* _TASK BRIEF_
In the listing below, find every line with the string "that" and pull it out.

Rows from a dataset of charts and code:

══════════

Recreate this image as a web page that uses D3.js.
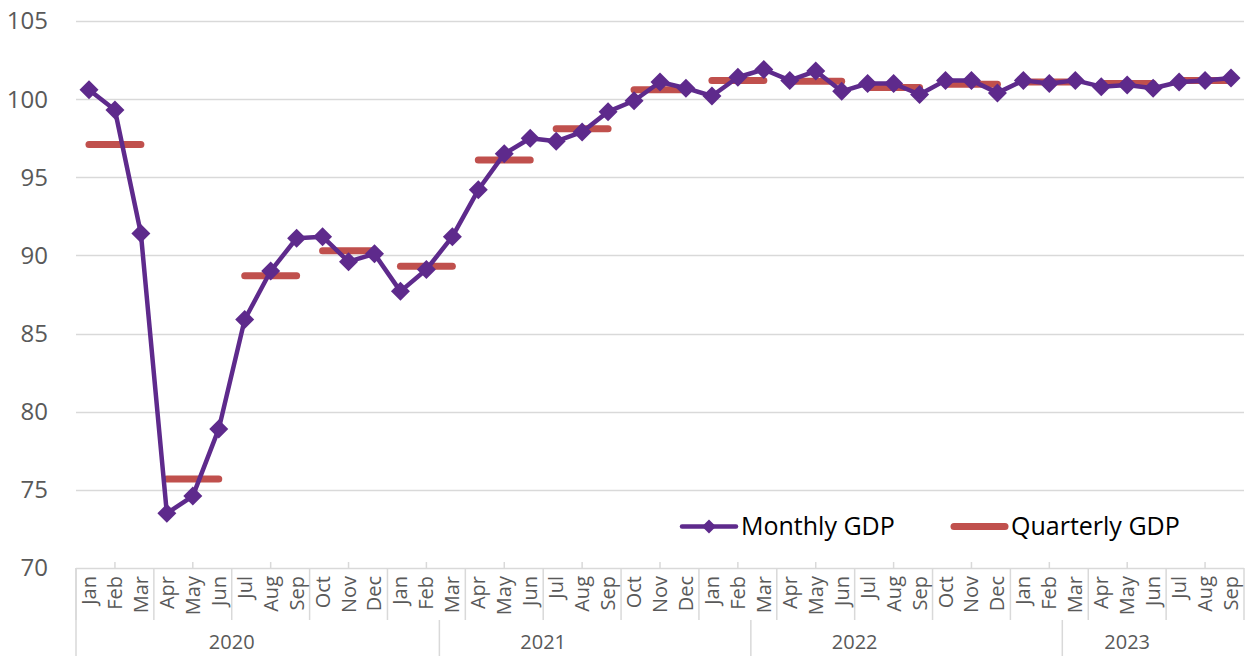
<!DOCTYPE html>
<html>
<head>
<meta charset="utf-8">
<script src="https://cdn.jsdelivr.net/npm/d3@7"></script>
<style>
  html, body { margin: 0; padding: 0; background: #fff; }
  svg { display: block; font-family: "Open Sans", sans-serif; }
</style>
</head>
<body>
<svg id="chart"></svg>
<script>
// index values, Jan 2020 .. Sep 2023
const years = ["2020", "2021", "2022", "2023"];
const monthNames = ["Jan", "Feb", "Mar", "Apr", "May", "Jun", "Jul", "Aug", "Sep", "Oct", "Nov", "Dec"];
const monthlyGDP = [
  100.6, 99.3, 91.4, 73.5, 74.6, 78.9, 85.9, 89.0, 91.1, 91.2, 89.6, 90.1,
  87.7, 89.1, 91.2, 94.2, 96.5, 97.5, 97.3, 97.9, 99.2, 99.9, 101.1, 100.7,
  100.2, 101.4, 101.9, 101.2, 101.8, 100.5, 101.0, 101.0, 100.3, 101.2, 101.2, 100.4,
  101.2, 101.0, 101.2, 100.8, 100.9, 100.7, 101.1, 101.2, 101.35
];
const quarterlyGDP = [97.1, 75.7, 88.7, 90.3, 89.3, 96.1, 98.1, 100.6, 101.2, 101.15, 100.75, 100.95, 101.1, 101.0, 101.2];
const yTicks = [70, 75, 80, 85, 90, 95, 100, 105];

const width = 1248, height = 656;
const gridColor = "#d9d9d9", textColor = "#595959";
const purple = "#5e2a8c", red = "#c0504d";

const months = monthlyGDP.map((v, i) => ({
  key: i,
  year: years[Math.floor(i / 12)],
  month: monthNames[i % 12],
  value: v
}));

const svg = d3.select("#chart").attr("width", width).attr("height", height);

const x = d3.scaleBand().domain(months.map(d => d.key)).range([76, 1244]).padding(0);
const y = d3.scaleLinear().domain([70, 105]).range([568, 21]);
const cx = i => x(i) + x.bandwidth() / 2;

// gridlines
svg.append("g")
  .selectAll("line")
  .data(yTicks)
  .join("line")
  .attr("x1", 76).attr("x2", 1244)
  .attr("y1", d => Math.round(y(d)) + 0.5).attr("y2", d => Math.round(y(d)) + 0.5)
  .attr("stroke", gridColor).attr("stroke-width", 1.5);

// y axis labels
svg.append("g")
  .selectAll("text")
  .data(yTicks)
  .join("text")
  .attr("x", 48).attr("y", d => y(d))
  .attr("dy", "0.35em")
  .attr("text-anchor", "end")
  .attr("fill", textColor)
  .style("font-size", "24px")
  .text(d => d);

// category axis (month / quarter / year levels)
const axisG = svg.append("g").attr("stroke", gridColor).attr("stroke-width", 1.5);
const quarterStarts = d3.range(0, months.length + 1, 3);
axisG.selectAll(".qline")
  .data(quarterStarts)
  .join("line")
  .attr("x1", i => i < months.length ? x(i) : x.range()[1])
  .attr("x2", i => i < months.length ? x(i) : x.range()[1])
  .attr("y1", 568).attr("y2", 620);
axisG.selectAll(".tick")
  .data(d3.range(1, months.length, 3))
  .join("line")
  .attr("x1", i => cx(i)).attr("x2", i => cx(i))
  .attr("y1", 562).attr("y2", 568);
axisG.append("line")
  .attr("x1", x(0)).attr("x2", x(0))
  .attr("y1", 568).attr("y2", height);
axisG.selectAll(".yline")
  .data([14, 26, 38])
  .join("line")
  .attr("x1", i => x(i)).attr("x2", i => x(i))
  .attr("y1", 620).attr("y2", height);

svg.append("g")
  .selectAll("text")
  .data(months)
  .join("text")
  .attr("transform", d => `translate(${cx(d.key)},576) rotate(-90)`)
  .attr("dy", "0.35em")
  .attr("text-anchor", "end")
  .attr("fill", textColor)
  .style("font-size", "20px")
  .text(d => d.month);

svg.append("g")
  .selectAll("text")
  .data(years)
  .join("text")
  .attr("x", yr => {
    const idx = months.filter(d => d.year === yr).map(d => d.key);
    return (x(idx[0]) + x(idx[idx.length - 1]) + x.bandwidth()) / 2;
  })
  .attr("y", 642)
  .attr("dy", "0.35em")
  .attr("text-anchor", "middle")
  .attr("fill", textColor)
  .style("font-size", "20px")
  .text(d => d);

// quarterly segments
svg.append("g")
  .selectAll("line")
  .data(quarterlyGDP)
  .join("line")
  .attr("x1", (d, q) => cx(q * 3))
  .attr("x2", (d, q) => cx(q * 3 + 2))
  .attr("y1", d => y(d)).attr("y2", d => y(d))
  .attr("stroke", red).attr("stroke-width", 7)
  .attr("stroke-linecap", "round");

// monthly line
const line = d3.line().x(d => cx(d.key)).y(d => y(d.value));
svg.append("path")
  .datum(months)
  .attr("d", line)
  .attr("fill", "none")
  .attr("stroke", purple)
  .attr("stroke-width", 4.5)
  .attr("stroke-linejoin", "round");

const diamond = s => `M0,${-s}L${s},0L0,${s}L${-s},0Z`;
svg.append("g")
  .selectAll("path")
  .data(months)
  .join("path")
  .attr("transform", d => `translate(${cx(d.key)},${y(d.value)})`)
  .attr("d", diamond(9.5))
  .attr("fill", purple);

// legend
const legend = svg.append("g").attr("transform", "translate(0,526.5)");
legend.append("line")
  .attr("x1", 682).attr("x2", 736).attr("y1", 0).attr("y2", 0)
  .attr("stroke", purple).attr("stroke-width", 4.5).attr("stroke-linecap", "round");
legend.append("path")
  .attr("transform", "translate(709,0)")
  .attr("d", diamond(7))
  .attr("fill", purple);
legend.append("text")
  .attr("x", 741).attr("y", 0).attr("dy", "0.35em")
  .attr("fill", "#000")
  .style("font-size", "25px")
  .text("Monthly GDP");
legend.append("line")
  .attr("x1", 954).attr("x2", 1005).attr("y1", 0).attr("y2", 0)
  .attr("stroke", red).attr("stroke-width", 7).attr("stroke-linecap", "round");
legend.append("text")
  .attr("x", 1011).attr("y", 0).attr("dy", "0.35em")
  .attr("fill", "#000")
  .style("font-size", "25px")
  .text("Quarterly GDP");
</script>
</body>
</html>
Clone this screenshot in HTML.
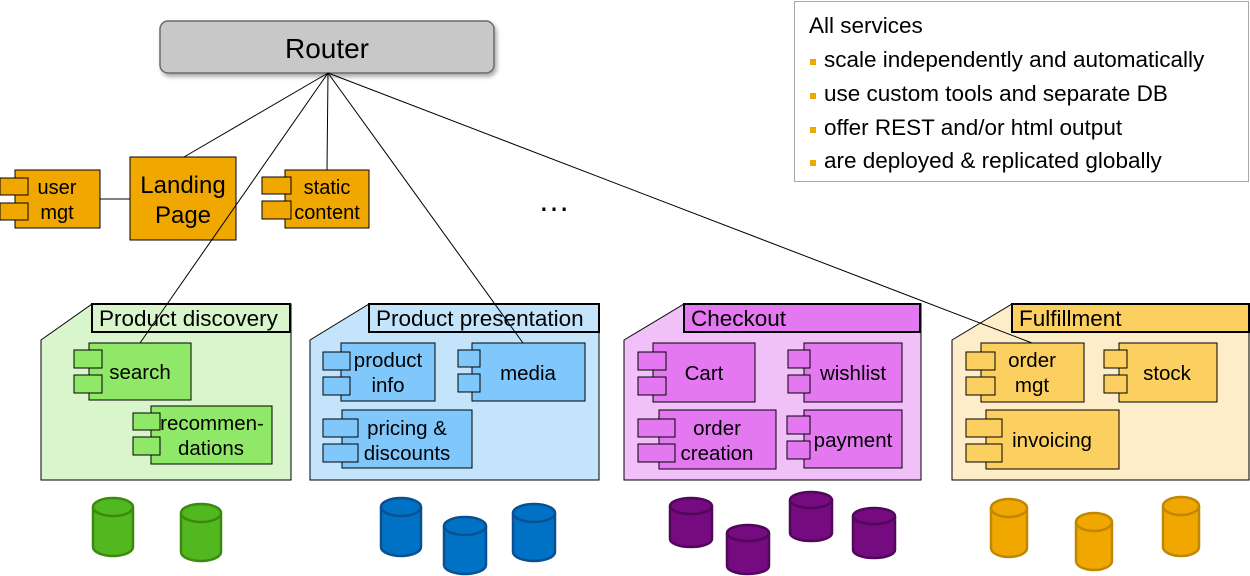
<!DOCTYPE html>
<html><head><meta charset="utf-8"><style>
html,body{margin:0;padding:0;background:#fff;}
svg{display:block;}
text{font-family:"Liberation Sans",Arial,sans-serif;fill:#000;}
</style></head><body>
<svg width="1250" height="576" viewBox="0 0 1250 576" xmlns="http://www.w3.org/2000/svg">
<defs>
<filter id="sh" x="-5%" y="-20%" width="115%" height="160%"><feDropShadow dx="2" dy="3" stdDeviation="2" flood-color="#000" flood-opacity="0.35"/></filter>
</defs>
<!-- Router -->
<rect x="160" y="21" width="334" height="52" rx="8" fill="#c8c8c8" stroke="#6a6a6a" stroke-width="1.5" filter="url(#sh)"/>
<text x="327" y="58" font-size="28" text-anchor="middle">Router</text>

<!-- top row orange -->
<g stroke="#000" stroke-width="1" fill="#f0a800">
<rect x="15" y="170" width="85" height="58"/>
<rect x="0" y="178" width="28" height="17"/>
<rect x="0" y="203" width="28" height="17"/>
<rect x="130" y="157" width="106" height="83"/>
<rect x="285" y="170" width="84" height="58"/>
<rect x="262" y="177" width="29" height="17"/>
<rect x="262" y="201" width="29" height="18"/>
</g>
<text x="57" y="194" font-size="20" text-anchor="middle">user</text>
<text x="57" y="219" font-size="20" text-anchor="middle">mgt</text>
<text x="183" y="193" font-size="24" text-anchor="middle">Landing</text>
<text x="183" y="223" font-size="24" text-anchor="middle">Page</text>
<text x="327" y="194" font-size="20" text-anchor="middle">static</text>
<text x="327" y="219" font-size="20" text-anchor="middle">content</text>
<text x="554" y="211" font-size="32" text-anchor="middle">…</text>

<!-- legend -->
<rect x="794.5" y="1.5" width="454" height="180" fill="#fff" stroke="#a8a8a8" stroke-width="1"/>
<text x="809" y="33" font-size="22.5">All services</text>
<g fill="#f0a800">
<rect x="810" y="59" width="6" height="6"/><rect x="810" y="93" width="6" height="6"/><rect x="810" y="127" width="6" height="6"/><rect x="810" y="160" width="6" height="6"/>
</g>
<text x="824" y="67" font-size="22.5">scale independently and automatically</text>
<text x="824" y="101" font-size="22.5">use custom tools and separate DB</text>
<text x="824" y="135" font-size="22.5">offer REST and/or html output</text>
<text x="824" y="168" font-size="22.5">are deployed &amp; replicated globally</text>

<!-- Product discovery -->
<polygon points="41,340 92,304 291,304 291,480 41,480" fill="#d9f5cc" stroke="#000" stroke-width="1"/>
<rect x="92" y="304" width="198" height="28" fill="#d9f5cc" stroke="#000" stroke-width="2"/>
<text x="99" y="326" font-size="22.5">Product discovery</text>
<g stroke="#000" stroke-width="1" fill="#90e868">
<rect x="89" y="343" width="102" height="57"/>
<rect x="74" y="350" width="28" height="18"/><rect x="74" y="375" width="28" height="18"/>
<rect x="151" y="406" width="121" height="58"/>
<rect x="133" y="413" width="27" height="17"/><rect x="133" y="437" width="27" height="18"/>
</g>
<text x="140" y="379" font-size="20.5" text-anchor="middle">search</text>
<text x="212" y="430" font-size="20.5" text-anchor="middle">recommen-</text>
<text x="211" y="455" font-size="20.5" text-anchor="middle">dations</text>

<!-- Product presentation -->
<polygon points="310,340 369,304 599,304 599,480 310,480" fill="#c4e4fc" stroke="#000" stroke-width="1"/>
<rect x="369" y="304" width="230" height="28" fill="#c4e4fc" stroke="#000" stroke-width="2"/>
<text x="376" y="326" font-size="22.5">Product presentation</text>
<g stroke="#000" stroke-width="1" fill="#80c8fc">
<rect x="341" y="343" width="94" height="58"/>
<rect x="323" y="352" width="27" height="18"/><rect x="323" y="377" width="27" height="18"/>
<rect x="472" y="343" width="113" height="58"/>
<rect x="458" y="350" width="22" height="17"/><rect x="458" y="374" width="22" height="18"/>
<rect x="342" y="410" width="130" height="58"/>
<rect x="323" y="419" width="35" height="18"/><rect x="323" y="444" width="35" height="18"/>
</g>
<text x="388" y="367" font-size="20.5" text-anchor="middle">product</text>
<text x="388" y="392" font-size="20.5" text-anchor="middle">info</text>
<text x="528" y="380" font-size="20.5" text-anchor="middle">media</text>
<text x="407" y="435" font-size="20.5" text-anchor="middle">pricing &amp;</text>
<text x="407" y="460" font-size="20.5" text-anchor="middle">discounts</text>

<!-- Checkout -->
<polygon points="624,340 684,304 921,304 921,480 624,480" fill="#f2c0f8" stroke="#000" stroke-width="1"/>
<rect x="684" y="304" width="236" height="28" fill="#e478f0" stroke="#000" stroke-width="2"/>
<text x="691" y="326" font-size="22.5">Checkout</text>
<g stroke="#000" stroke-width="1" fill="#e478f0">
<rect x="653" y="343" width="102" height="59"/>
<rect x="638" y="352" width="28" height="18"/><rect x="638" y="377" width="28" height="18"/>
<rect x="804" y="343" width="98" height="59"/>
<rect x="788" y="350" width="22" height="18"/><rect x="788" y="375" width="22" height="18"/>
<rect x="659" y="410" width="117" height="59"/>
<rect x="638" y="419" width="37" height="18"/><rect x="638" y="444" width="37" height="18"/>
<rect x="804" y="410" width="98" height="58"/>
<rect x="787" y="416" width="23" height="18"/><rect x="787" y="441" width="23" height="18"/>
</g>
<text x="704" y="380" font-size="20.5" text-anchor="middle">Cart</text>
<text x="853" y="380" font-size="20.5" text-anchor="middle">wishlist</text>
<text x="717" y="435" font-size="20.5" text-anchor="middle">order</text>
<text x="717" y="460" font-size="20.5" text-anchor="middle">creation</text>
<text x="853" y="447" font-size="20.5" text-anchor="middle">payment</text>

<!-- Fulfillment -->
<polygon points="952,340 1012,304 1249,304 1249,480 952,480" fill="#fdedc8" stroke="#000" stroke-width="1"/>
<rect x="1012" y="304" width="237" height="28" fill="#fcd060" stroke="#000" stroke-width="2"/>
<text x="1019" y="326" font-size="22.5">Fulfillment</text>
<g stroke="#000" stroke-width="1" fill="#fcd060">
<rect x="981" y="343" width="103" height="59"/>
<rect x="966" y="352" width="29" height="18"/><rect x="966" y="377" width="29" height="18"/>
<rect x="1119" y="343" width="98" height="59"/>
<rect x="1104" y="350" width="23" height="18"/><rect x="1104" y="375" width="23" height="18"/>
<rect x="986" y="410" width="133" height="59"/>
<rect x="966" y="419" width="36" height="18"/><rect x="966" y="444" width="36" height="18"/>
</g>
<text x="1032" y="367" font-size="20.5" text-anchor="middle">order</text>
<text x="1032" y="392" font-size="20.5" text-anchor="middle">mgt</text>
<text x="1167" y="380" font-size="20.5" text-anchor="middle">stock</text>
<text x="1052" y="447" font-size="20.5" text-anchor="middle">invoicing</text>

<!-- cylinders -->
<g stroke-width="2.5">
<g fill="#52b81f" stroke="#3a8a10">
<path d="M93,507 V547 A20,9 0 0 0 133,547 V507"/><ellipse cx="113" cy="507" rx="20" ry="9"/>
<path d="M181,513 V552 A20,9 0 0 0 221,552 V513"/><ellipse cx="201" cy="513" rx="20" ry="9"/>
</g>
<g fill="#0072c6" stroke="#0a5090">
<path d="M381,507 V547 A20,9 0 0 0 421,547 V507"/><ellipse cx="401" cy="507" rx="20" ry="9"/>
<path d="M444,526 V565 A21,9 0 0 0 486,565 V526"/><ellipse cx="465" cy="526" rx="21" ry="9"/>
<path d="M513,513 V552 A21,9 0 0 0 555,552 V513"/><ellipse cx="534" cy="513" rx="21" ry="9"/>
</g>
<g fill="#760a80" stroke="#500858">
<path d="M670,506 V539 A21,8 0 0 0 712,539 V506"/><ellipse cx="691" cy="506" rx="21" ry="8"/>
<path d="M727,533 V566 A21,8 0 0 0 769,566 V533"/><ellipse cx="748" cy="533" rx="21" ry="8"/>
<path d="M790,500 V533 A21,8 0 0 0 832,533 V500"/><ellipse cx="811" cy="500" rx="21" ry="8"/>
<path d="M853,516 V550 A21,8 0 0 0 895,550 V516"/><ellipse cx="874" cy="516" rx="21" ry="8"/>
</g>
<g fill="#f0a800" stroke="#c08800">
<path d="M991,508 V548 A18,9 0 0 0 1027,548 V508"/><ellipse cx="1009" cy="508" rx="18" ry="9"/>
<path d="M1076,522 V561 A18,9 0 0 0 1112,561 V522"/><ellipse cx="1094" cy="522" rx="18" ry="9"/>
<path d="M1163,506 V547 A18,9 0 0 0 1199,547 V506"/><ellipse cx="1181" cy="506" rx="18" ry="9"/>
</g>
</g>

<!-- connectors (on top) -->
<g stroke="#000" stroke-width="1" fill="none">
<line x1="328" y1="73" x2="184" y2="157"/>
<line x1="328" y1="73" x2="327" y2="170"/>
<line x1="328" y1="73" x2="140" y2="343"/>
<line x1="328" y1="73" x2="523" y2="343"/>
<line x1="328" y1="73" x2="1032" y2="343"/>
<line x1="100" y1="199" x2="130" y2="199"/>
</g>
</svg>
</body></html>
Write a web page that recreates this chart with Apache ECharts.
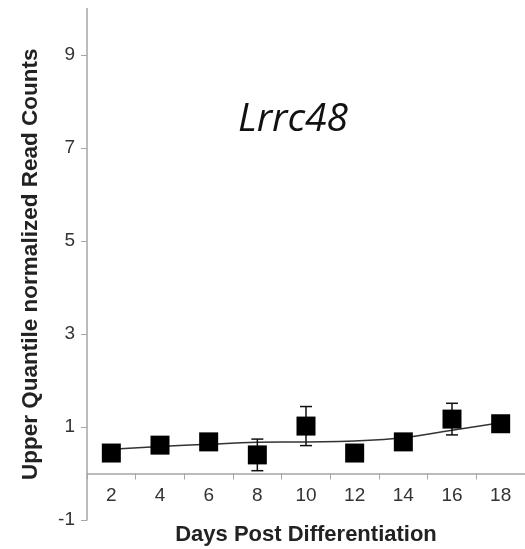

══════════

* _SOLUTION_
Recreate this image as a web page that uses D3.js.
Write a web page that recreates this chart with Apache ECharts.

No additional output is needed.